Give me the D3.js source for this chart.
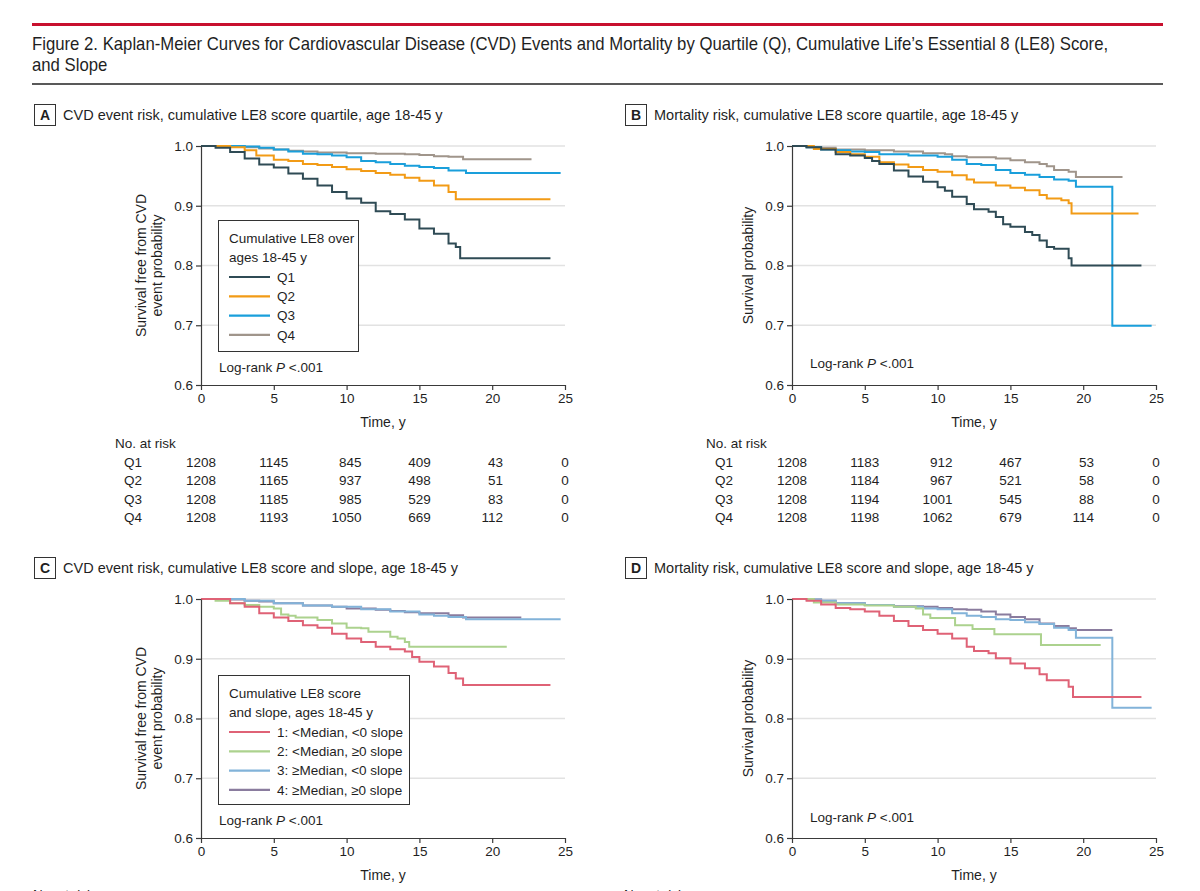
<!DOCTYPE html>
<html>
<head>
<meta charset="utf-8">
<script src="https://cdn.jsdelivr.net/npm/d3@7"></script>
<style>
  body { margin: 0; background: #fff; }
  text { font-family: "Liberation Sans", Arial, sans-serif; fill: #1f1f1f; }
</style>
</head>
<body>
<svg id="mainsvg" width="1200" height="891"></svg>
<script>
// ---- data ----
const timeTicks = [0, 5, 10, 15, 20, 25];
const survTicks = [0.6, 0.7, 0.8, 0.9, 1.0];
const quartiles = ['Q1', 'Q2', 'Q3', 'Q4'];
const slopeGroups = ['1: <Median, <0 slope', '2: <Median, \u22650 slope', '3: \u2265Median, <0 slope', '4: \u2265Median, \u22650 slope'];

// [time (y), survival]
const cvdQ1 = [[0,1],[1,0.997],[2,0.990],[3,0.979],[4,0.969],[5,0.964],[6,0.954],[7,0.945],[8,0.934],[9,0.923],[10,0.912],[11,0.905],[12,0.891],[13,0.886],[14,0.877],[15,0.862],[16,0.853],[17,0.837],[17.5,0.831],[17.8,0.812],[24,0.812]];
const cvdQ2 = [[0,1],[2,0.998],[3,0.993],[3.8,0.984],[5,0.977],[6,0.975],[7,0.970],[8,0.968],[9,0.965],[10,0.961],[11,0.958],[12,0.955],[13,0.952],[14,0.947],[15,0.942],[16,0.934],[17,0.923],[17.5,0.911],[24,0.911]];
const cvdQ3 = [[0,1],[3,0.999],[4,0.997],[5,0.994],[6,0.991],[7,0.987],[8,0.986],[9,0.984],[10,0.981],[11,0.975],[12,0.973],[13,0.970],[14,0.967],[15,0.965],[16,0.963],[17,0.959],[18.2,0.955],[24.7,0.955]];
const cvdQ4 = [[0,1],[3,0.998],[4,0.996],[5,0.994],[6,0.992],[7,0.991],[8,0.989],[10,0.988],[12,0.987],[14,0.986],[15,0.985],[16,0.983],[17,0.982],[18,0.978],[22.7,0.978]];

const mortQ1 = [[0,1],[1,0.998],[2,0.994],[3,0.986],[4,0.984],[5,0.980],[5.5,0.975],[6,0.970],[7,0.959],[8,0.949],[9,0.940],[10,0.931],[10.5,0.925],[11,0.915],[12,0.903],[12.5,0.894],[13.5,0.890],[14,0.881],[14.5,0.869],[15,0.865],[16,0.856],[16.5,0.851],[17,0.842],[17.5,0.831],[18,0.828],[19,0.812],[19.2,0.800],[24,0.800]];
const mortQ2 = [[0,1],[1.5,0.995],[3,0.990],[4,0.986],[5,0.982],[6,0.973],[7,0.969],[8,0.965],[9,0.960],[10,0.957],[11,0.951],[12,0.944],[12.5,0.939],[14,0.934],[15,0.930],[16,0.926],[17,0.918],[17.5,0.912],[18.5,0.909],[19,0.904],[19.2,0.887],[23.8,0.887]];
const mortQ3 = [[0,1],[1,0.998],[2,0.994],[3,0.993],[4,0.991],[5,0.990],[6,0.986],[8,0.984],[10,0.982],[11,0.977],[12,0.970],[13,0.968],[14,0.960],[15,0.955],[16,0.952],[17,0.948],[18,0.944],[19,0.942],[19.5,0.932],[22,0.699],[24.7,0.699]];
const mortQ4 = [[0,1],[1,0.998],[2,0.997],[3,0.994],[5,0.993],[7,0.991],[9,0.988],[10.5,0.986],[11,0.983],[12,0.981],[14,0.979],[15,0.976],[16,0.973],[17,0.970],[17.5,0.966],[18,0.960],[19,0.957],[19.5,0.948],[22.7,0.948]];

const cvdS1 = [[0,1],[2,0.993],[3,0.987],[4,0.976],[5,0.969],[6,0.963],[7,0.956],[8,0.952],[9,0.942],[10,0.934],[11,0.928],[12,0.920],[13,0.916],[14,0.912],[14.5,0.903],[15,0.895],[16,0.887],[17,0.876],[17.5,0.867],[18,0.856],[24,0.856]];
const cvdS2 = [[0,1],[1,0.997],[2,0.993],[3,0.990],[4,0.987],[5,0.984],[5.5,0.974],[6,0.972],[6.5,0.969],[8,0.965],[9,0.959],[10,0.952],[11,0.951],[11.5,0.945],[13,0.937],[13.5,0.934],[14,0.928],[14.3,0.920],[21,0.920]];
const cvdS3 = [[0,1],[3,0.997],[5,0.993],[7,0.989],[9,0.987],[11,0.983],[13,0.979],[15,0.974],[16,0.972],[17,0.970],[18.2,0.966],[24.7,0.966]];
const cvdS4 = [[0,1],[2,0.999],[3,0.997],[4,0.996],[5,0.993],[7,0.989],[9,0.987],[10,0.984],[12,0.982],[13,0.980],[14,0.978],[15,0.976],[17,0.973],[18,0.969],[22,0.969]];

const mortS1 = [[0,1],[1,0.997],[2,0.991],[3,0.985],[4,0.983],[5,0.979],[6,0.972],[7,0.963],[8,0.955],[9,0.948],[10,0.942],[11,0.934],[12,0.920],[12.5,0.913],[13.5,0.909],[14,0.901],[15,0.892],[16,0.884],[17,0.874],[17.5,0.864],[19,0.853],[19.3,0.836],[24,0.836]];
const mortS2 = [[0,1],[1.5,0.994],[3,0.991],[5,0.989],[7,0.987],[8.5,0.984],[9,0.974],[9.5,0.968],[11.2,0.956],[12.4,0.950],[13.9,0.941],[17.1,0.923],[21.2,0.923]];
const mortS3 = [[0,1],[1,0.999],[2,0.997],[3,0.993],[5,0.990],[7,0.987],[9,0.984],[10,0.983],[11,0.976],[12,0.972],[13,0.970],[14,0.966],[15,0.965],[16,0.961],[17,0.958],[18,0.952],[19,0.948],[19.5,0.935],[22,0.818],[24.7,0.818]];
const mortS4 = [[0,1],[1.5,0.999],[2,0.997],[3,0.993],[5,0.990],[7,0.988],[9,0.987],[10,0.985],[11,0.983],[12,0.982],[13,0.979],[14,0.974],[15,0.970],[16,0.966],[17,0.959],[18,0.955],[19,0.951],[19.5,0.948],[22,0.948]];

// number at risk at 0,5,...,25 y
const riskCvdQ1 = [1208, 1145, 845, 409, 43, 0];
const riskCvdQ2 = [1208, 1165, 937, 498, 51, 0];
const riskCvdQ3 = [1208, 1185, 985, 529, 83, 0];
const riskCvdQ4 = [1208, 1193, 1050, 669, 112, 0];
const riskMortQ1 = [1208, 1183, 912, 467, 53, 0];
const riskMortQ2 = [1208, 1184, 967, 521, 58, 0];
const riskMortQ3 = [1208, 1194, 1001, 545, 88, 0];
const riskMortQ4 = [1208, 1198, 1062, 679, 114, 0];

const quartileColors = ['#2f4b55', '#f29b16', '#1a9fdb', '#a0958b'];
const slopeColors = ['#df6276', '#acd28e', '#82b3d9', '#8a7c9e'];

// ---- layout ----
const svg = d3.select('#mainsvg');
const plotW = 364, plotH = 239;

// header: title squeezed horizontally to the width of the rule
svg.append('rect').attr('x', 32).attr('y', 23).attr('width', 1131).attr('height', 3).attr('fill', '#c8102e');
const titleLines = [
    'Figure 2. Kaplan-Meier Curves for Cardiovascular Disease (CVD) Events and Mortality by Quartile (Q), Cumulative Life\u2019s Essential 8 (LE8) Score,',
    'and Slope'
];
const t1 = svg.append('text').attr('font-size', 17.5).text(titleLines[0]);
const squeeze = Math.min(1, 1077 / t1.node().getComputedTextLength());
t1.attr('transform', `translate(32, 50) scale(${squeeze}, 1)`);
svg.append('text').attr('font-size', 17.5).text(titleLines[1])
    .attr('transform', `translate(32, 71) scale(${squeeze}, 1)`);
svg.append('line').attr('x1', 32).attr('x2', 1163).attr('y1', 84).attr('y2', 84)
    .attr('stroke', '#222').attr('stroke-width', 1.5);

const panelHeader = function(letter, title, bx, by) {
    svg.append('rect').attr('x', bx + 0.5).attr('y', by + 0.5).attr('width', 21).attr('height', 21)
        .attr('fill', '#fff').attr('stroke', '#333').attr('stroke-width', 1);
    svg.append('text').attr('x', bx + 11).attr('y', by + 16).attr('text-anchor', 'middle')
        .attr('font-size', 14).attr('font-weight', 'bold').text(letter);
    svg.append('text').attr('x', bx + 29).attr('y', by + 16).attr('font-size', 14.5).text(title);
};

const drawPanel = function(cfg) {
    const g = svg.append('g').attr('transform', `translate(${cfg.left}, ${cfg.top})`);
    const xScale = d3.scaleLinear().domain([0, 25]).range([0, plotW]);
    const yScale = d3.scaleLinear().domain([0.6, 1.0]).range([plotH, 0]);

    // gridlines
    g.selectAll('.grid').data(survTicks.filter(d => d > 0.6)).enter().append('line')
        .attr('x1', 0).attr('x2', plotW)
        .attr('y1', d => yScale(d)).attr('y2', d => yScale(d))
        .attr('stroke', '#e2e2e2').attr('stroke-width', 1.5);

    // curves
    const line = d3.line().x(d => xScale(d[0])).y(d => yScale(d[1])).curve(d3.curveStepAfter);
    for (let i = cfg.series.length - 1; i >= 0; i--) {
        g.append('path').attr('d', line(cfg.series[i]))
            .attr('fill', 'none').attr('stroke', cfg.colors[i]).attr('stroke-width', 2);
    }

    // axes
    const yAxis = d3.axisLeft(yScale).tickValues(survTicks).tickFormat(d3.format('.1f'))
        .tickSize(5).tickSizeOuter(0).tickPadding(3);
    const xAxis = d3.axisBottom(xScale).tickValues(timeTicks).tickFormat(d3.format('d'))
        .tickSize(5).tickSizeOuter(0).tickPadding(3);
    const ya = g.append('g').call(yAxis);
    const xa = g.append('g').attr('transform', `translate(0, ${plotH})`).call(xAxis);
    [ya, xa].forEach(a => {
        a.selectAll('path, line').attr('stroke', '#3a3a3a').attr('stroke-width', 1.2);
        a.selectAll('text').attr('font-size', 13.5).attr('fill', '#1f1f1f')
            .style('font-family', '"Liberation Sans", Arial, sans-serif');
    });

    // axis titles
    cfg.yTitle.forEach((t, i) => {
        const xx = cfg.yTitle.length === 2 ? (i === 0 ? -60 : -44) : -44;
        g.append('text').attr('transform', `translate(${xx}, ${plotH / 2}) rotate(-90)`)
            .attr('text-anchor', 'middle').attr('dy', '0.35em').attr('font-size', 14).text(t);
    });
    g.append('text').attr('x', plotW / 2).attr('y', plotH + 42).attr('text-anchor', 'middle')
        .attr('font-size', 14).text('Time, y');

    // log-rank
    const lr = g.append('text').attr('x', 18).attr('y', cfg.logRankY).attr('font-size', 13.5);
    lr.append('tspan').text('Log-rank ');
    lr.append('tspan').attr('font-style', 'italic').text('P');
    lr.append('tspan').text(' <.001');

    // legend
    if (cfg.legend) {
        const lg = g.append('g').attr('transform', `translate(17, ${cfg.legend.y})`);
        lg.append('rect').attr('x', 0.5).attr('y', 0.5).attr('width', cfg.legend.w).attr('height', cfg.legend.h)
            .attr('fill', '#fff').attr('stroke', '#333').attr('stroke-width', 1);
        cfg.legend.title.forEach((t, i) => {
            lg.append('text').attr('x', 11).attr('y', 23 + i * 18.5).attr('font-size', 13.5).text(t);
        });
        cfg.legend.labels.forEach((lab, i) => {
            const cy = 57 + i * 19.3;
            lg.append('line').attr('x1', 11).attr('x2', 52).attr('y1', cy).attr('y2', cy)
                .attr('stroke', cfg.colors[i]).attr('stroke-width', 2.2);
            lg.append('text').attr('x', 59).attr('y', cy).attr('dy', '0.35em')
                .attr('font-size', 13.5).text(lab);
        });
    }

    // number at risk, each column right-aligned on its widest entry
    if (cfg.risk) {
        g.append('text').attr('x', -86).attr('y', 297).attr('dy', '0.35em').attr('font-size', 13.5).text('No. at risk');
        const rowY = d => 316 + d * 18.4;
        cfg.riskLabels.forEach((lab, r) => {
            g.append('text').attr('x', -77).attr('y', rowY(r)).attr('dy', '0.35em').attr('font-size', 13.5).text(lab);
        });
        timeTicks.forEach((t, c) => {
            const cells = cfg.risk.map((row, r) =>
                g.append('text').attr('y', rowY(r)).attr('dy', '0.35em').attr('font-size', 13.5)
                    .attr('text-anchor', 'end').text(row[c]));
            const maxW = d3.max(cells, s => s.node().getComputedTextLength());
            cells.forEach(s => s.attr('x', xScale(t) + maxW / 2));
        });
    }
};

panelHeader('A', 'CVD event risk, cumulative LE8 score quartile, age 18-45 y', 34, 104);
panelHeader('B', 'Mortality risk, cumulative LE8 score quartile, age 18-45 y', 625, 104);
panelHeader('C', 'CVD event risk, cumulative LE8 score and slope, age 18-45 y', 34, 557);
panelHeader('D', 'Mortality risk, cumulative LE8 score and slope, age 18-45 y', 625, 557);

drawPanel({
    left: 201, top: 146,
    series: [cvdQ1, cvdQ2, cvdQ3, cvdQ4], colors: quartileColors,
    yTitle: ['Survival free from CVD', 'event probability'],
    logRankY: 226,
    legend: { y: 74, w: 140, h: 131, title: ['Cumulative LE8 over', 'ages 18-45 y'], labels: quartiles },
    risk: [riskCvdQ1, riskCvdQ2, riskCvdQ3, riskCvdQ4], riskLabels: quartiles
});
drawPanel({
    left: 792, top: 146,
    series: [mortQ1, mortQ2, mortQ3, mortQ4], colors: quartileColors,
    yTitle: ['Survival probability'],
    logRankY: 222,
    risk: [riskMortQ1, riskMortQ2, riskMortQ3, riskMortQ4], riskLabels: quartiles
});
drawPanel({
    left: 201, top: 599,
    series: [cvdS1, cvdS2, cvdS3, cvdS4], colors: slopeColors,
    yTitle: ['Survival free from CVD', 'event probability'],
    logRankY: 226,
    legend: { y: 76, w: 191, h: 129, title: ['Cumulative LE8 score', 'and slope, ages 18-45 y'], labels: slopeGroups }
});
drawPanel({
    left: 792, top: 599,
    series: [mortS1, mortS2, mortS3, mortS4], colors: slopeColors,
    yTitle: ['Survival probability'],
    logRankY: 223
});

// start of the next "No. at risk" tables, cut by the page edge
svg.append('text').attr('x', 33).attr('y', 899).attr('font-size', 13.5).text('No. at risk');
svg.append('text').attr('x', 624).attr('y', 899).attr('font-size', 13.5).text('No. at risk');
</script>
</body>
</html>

------------------------------------------------------------------------

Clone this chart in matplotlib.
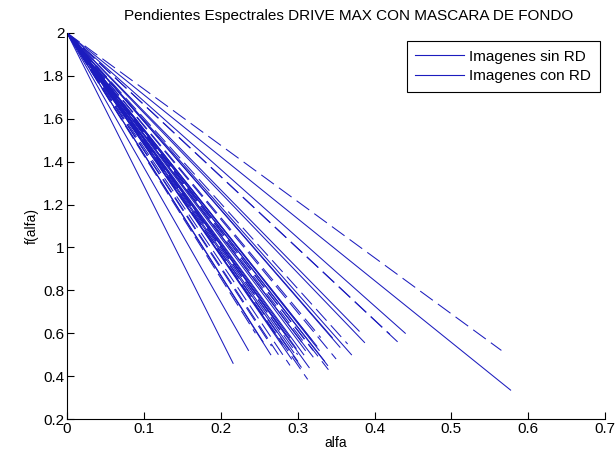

------------------------------------------------------------------------

Nothing but the lines from the one containing "Give me the D3.js source for this chart." through the one containing "const slopeGroups = ['1: <Median, <0" should be echoed, each exactly as it stands; pictures are excluded.

Give me the D3.js source for this chart.
<!DOCTYPE html>
<html>
<head>
<meta charset="utf-8">
<script src="https://cdn.jsdelivr.net/npm/d3@7"></script>
<style>
  body { margin: 0; background: #fff; }
  text { font-family: "Liberation Sans", Arial, sans-serif; fill: #1f1f1f; }
</style>
</head>
<body>
<svg id="mainsvg" width="1200" height="891"></svg>
<script>
// ---- data ----
const timeTicks = [0, 5, 10, 15, 20, 25];
const survTicks = [0.6, 0.7, 0.8, 0.9, 1.0];
const quartiles = ['Q1', 'Q2', 'Q3', 'Q4'];
const slopeGroups = ['1: <Median, <0 slope', '2: <Median, \u22650 slope', '3: \u2265Median, <0 slope', '4: \u2265Median, \u22650 slope'];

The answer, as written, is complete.